The features.json file guarantees that column alignment is preserved. Machine learning pipelines are sensitive to column order and naming. A misalignment can silently degrade accuracy or completely break predictions. By maintaining a list of expected features, I enforce strict input validation. If user inputs or defaults deviate, the app can detect the mismatch.

This file is especially valuable during retraining cycles. When retraining the model with new data, I can update the features.json file to reflect the revised schema. This separates schema management from code logic. By doing so, the app remains stable even as the underlying model evolves.

Why Joblib is Critical for the Pipeline

The attrition_pipeline.joblib file contains both preprocessing and the final estimator. This is important because preprocessing steps are often as significant as the model itself. If I only saved the model, I would need to manually replicate preprocessing at inference time. By saving the entire pipeline, I ensure that raw inputs are transformed in the same way as during training. This prevents subtle data leakage or mis-scaling errors.

Joblib is efficient at compressing large numpy arrays, which are common in machine learning models. Loading the pipeline at runtime is nearly instantaneous compared to rebuilding it. This makes deployment practical. It also makes sharing the model easier, since the entire preprocessing and training logic is encapsulated in one file.

Reflections and Lessons Learned

Developing this project taught me the importance of modular design. Each file plays a distinct role, and together they form a coherent system. Streamlit code builds the interface, pandas structures the data, joblib loads the model, and scikit-learn ensures compatibility. The defaults and features files bridge the gap between training and deployment. This modular approach made the system easier to debug, maintain, and extend.

Another lesson was the value of defensive programming. By checking for file existence, using safe converters, and wrapping predictions in try-except blocks, I created an app that fails gracefully. This is essential when deploying to platforms where I cannot directly control user inputs or file states. It builds trust in the tool and reduces downtime.

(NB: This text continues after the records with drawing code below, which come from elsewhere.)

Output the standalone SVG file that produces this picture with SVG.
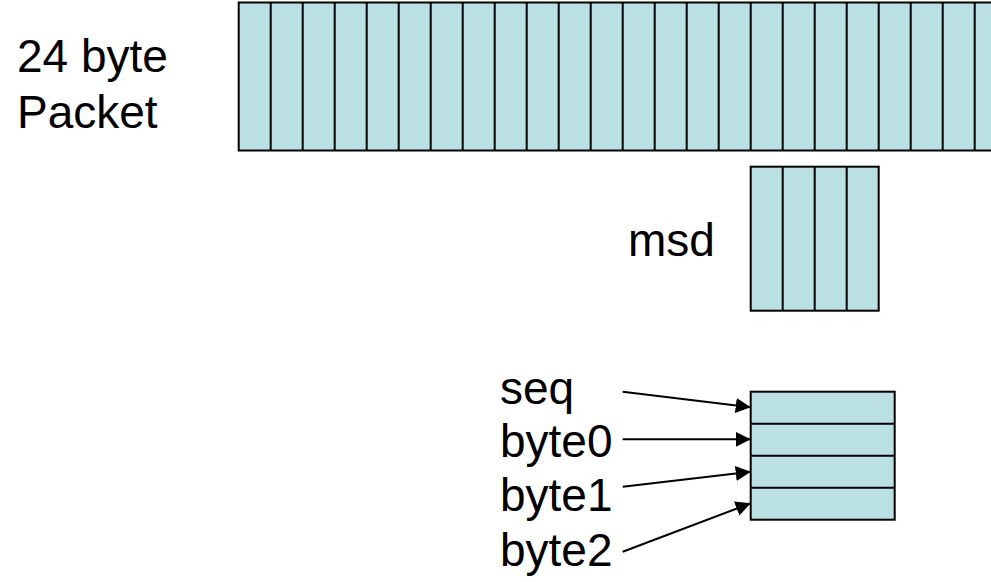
<svg xmlns="http://www.w3.org/2000/svg" width="991" height="582" viewBox="0 0 991 582">
<style>
.cell{fill:#bbe0e3;stroke:#000;stroke-width:2}
.div{stroke:#000;stroke-width:2;fill:none}
.lbl{font-family:"Liberation Sans",Arial,sans-serif;font-size:46px;fill:#000}
.con{stroke:#000;stroke-width:2;fill:none}
</style>
<defs>
<marker id="ah" viewBox="0 0 10 10" refX="10" refY="5" markerWidth="7.5" markerHeight="7.5" markerUnits="strokeWidth" orient="auto">
<path d="M0,0 L10,5 L0,10 Z" fill="#000"/>
</marker>
</defs>
<rect width="991" height="582" fill="#fff"/>
<g id="packet">
<rect class="cell" x="238.7" y="2.5" width="768" height="148"/>
<path class="div" d="M270.7,2.5V150.5M302.7,2.5V150.5M334.7,2.5V150.5M366.7,2.5V150.5M398.7,2.5V150.5M430.7,2.5V150.5M462.7,2.5V150.5M494.7,2.5V150.5M526.7,2.5V150.5M558.7,2.5V150.5M590.7,2.5V150.5M622.7,2.5V150.5M654.7,2.5V150.5M686.7,2.5V150.5M718.7,2.5V150.5M750.7,2.5V150.5M782.7,2.5V150.5M814.7,2.5V150.5M846.7,2.5V150.5M878.7,2.5V150.5M910.7,2.5V150.5M942.7,2.5V150.5M974.7,2.5V150.5"/>
</g>
<g id="packet-label">
<text class="lbl" x="17" y="72">24 byte</text>
<text class="lbl" x="17" y="128">Packet</text>
</g>
<g id="msd">
<rect class="cell" x="750.7" y="166.7" width="128" height="144"/>
<path class="div" d="M782.7,166.7V310.7M814.7,166.7V310.7M846.7,166.7V310.7"/>
<text class="lbl" x="628" y="256">msd</text>
</g>
<g id="struct">
<rect class="cell" x="750.7" y="391.7" width="144" height="128"/>
<path class="div" d="M750.7,423.7H894.7M750.7,455.7H894.7M750.7,487.7H894.7"/>
</g>
<g id="labels">
<text class="lbl" x="500" y="404">seq</text>
<text class="lbl" x="500" y="457">byte0</text>
<text class="lbl" x="500" y="511">byte1</text>
<text class="lbl" x="500" y="566">byte2</text>
</g>
<g id="connectors">
<line class="con" x1="622.7" y1="391.7" x2="750.7" y2="407.3" marker-end="url(#ah)"/>
<line class="con" x1="622.7" y1="439.3" x2="750.7" y2="439.3" marker-end="url(#ah)"/>
<line class="con" x1="622.7" y1="486.7" x2="750.7" y2="471.7" marker-end="url(#ah)"/>
<line class="con" x1="622.7" y1="551.7" x2="750.7" y2="503.3" marker-end="url(#ah)"/>
</g>
</svg>
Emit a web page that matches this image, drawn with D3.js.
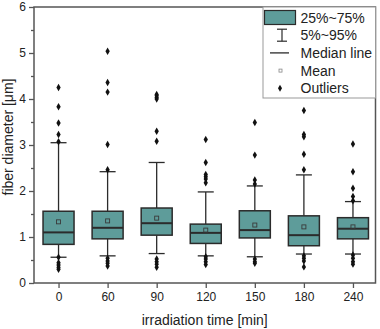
<!DOCTYPE html>
<html><head><meta charset="utf-8">
<script src="https://cdn.jsdelivr.net/npm/d3@7"></script>
<style>body{margin:0;background:#fff}svg{display:block;font-family:"Liberation Sans",Arial,sans-serif}</style>
</head><body><svg id="c" width="380" height="329"></svg>
<script>
const categories = ["0","60","90","120","150","180","240"];
const q1 = [0.84,0.96,1.04,0.86,0.98,0.81,0.96];
const median = [1.10,1.20,1.30,1.09,1.15,1.04,1.18];
const q3 = [1.56,1.56,1.63,1.28,1.57,1.46,1.42];
const mean = [1.33,1.35,1.41,1.15,1.26,1.22,1.22];
const whiskerLow = [0.56,0.59,0.64,0.59,0.57,0.63,0.63];
const whiskerHigh = [3.05,2.42,2.62,1.98,2.11,2.35,1.77];
const outliers = [
  [4.25,3.83,3.48,3.23,3.07,0.56,0.44,0.39,0.34,0.30],
  [5.04,4.36,4.15,3.01,2.46,0.54,0.48,0.43,0.37],
  [4.10,4.07,4.03,4.00,3.30,3.08,0.52,0.46,0.41,0.34],
  [3.12,2.62,2.36,2.31,2.26,2.18,0.57,0.52,0.46,0.40],
  [3.49,2.78,2.24,2.15,0.52,0.46,0.43],
  [3.75,3.23,3.18,2.80,2.46,0.59,0.54,0.48,0.35],
  [3.02,2.42,2.06,1.88,1.79,0.61,0.54,0.46,0.41]
];
const yTicks = [0,1,2,3,4,5,6];
const legendLabels = ["25%~75%","5%~95%","Median line","Mean","Outliers"];

const W=380,H=329, L=34, R=375.5, T=7, B=283;
const svg = d3.select("#c");
const x = d3.scalePoint().domain(categories).range([L, 377.5]).padding(0.5);
const y = d3.scaleLinear().domain([0,6]).range([B,T]);
const boxW = 31, capW = 16;
const fill = "#5e9c9a", dark = "#2b2b2b", axisC = "#555";

// axes
const yAxis = d3.axisLeft(y).tickValues(yTicks).tickFormat(d3.format("d")).tickSize(5).tickPadding(3);
const gy = svg.append("g").attr("transform",`translate(${L},0)`).call(yAxis);
svg.append("g").attr("transform",`translate(${L},0)`)
  .call(d3.axisLeft(y).tickValues(d3.range(0.5,6,1)).tickSize(3).tickFormat(""))
  .call(g=>g.select(".domain").remove());
const xAxis = d3.axisBottom(x).tickSize(5).tickPadding(4);
const gx = svg.append("g").attr("transform",`translate(0,${B})`).call(xAxis);
gx.select(".domain").remove();
gy.select(".domain").remove();
svg.selectAll(".tick line").attr("stroke",axisC).attr("stroke-width",1.3);
svg.selectAll(".tick text").attr("fill","#222").style("font-size","12px");

// frame
svg.append("rect").attr("x",L).attr("y",T).attr("width",R-L).attr("height",B-T)
  .attr("fill","none").attr("stroke",axisC).attr("stroke-width",1.5);

// boxes
const g = svg.append("g");
categories.forEach((c,i)=>{
  const cx = x(c);
  g.append("line").attr("x1",cx).attr("x2",cx).attr("y1",y(whiskerHigh[i])).attr("y2",y(q3[i])).attr("stroke",dark).attr("stroke-width",1.3);
  g.append("line").attr("x1",cx).attr("x2",cx).attr("y1",y(whiskerLow[i])).attr("y2",y(q1[i])).attr("stroke",dark).attr("stroke-width",1.3);
  [whiskerHigh[i],whiskerLow[i]].forEach(v=>{
    g.append("line").attr("x1",cx-capW/2).attr("x2",cx+capW/2).attr("y1",y(v)).attr("y2",y(v)).attr("stroke",dark).attr("stroke-width",1.3);
  });
  g.append("rect").attr("x",cx-boxW/2).attr("y",y(q3[i])).attr("width",boxW).attr("height",y(q1[i])-y(q3[i]))
    .attr("fill",fill).attr("stroke",dark).attr("stroke-width",1.5);
  g.append("line").attr("x1",cx-boxW/2).attr("x2",cx+boxW/2).attr("y1",y(median[i])).attr("y2",y(median[i])).attr("stroke",dark).attr("stroke-width",2);
  g.append("rect").attr("x",cx-2).attr("y",y(mean[i])-2).attr("width",4).attr("height",4).attr("fill","none").attr("stroke","#3a3a3a").attr("stroke-width",0.9);
  outliers[i].forEach(v=>{
    g.append("path").attr("d",d3.symbol(d3.symbolDiamond,16)()).attr("transform",`translate(${cx},${y(v)})`).attr("fill","#111");
  });
});

// axis titles
svg.append("text").attr("x",(L+R)/2).attr("y",325).attr("text-anchor","middle").style("font-size","14px").attr("fill","#222").text("irradiation time [min]");
svg.append("text").attr("transform",`translate(13,137) rotate(-90)`).attr("text-anchor","middle").style("font-size","14px").attr("fill","#222").text("fiber diameter [μm]");

// legend
const lg = svg.append("g");
lg.append("rect").attr("x",263).attr("y",T).attr("width",R-263).attr("height",91).attr("fill","#fff").attr("stroke","#999").attr("stroke-width",1);
const rowY = [17.5,35.2,52.9,70.6,88.3];
const sx = 280;
lg.append("rect").attr("x",264.5).attr("y",10.5).attr("width",31).attr("height",14).attr("fill",fill).attr("stroke",dark).attr("stroke-width",1.2);
lg.append("line").attr("x1",sx+2).attr("x2",sx+2).attr("y1",rowY[1]-6).attr("y2",rowY[1]+6).attr("stroke",dark).attr("stroke-width",1.2);
lg.append("line").attr("x1",sx-3).attr("x2",sx+7).attr("y1",rowY[1]-6).attr("y2",rowY[1]-6).attr("stroke",dark).attr("stroke-width",1.2);
lg.append("line").attr("x1",sx-3).attr("x2",sx+7).attr("y1",rowY[1]+6).attr("y2",rowY[1]+6).attr("stroke",dark).attr("stroke-width",1.2);
lg.append("line").attr("x1",270).attr("x2",289).attr("y1",rowY[2]).attr("y2",rowY[2]).attr("stroke",dark).attr("stroke-width",1.3);
lg.append("rect").attr("x",sx-1).attr("y",rowY[3]-1.5).attr("width",3).attr("height",3).attr("fill","none").attr("stroke","#888").attr("stroke-width",0.8);
lg.append("path").attr("d",d3.symbol(d3.symbolDiamond,14)()).attr("transform",`translate(${sx},${rowY[4]})`).attr("fill","#111");
legendLabels.forEach((t,i)=>{
  lg.append("text").attr("x",300.5).attr("y",rowY[i]+5).style("font-size","14px").attr("fill","#222").text(t);
});
</script></body></html>
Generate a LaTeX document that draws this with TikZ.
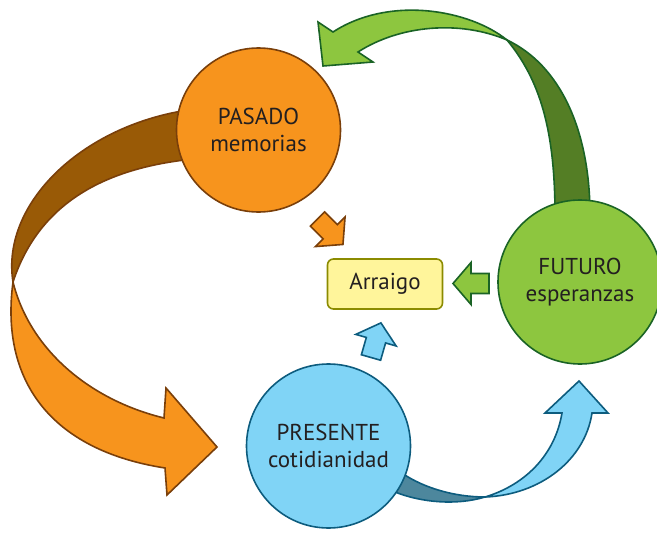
\documentclass[tikz,border=0pt]{standalone}
\usepackage{fontspec}
\setmainfont{PT Sans}
\usetikzlibrary{positioning}

\definecolor{naranja}{HTML}{F7941D}
\definecolor{naranjaborde}{HTML}{7A3F0A}
\definecolor{naranjaosc}{HTML}{995A06}
\definecolor{verde}{HTML}{8DC63F}
\definecolor{verdeborde}{HTML}{1A6325}
\definecolor{verdeosc}{HTML}{547E25}
\definecolor{celeste}{HTML}{80D4F6}
\definecolor{celesteborde}{HTML}{0D5C7E}
\definecolor{celesteosc}{HTML}{4D879D}
\definecolor{amarillo}{HTML}{FFF59B}
\definecolor{amarilloborde}{HTML}{8B8B00}
\definecolor{tinta}{HTML}{231F20}

\tikzset{
  tiempo/.style={circle, draw, line width=1.6pt, minimum size=164pt, inner sep=0pt,
    align=center, text=tinta, font=\fontsize{23}{27}\selectfont},
  cinta/.style={line width=1.6pt, line join=miter},
  flechita/.pic={\draw[pic actions] (0,-10) -- (18,-10) -- (18,-21) -- (36,0)
    -- (18,21) -- (18,10) -- (0,10) -- cycle;},
}

\begin{document}
\begin{tikzpicture}[x=1pt, y=-1pt]
    \useasboundingbox (0,0) rectangle (657,533);

    % pasado -> presente
    \fill[naranjaosc, draw=naranjaborde, cinta] (205,108) .. controls (90,118) and (0,200) .. (13,282)
        .. controls (40,200) and (110,165) .. (205,158) -- cycle;
    \fill[naranja, draw=naranjaborde, cinta] (13,282) .. controls (0,380) and (50,450) .. (165,468)
        -- (167,495) -- (217,447) -- (166,388) -- (164,418)
        .. controls (90,400) and (30,350) .. (13,282) -- cycle;

    % futuro -> pasado
    \fill[verdeosc, draw=verdeborde, cinta] (507,40) .. controls (560,65) and (590,130) .. (590,215)
        -- (555,215) .. controls (555,130) and (540,80) .. (507,40) -- cycle;
    \fill[verde, draw=verdeborde, cinta] (507,40) .. controls (470,10) and (390,-5) .. (333,32)
        -- (318,22) -- (323,66) -- (373,62) -- (358,52)
        .. controls (400,25) and (460,20) .. (507,40) -- cycle;

    % presente -> futuro
    \fill[celesteosc, draw=celesteborde, cinta] (395,468) .. controls (420,488) and (455,497) .. (485,497)
        .. controls (455,506) and (420,502) .. (395,492) -- cycle;
    \fill[celeste, draw=celesteborde, cinta] (485,497) .. controls (540,495) and (585,460) .. (592,413)
        -- (608,413) -- (579,381) -- (545,413) -- (562,413)
        .. controls (555,455) and (525,485) .. (485,497) -- cycle;

    \node[tiempo, fill=naranja, draw=naranjaborde] (pasado) at (258.5,130) {PASADO\\memorias};
    \node[tiempo, fill=verde, draw=verdeborde] (futuro) at (580,282) {FUTURO\\esperanzas};
    \node[tiempo, fill=celeste, draw=celesteborde] (presente) at (328.5,446) {PRESENTE\\cotidianidad};
    \node[draw=amarilloborde, fill=amarillo, line width=1.6pt, rounded corners=6pt,
        minimum width=115pt, minimum height=50pt, text=tinta,
        font=\fontsize{23}{27}\selectfont] (arraigo) at (385,284) {Arraigo};

    \pic[fill=naranja, draw=naranjaborde, cinta, rotate=-45] at (317.5,219) {flechita};
    \pic[fill=verde, draw=verdeborde, cinta, rotate=180] at (489,283.5) {flechita};
    \pic[fill=celeste, draw=celesteborde, cinta, rotate=74] at (371,357.5) {flechita};
\end{tikzpicture}
\end{document}
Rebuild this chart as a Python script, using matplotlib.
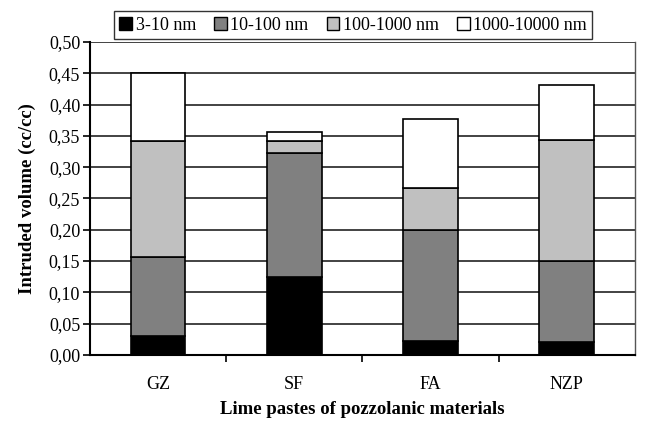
import matplotlib.pyplot as plt
from matplotlib.ticker import FuncFormatter, MultipleLocator
import numpy as np

# pore size classes, volume per class (cc/cc)
materials = ["GZ", "SF", "FA", "NZP"]
classes = ["3-10 nm", "10-100 nm", "100-1000 nm", "1000-10000 nm"]
vol_3_10 = [0.030, 0.124, 0.022, 0.020]
vol_10_100 = [0.126, 0.198, 0.178, 0.130]
vol_100_1000 = [0.186, 0.020, 0.067, 0.193]
vol_1000_10000 = [0.109, 0.014, 0.110, 0.089]

colors = ["#000000", "#808080", "#c0c0c0", "#ffffff"]

plt.rcParams['font.family'] = ['Liberation Serif', 'DejaVu Serif']

fig = plt.figure(figsize=(6.64, 4.24), dpi=100)
ax = fig.add_axes([0.1355, 0.163, 0.8205, 0.738])

x = np.arange(len(materials))
bottom = np.zeros(len(materials))
handles = []
for vals, col, lab in zip([vol_3_10, vol_10_100, vol_100_1000, vol_1000_10000], colors, classes):
    b = ax.bar(x, vals, width=0.40, bottom=bottom, color=col, edgecolor="black",
               linewidth=1.2, label=lab, zorder=3)
    bottom += np.array(vals)
    handles.append(b)

ax.set_xlim(-0.5, len(materials) - 0.5)
ax.set_ylim(0, 0.5)
ax.yaxis.set_major_locator(MultipleLocator(0.05))
ax.yaxis.set_major_formatter(FuncFormatter(lambda v, p: f"{v:.2f}".replace(".", ",")))
ax.grid(axis="y", color="#222222", linewidth=1.2, zorder=0)

ax.set_xticks(x)
ax.set_xticklabels(materials, fontsize=13)
ax.set_xticks(np.arange(0.5, len(materials) - 0.5, 1), minor=True)
ax.tick_params(axis="x", which="major", length=0, pad=15)
ax.tick_params(axis="x", which="minor", length=5, width=1.2, direction="out")
ax.tick_params(axis="y", labelsize=13, length=5, width=1.2, direction="out", pad=2)

for side in ["left", "bottom"]:
    ax.spines[side].set_linewidth(1.5)
ax.spines["top"].set_visible(False)
ax.spines["right"].set_color("#555555")
ax.spines["right"].set_linewidth(1.0)

ax.set_ylabel("Intruded volume (cc/cc)", fontsize=13.5, fontweight="bold", labelpad=9)
ax.set_xlabel("Lime pastes of pozzolanic materials", fontsize=13.5, fontweight="bold", labelpad=6)

leg = fig.legend(handles=handles, loc="upper center", bbox_to_anchor=(0.532, 0.995),
                 ncol=4, frameon=True, fancybox=False, fontsize=13,
                 handlelength=0.7, handleheight=0.7, handletextpad=0.2,
                 columnspacing=1.0, borderpad=0.3)
leg.get_frame().set_edgecolor("black")
leg.get_frame().set_linewidth(1.0)
for h in leg.legend_handles:
    h.set_linewidth(1.0)

fig.savefig("out.png", dpi=100)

Finally, this project reinforced the importance of transparency in machine learning. By exposing not just predictions but also probabilities, I made the system more informative. Users can interpret the output with nuance rather than treating it as a black box. This aligns with best practices in responsible AI deployment.

Conclusion

This project demonstrates how to take a trained machine learning model and deploy it as a user-friendly web application. Each helper function, artifact file, and Streamlit block works together to create a seamless prediction tool. From my initial observation about workforce stability to this fully functional application, the journey shows how data science can address practical workplace challenges. By explaining every code block and file, I ensured the logic is transparent and maintainable. This detailed understanding is also valuable when presenting the project to others, whether recruiters, colleagues, or leadership teams.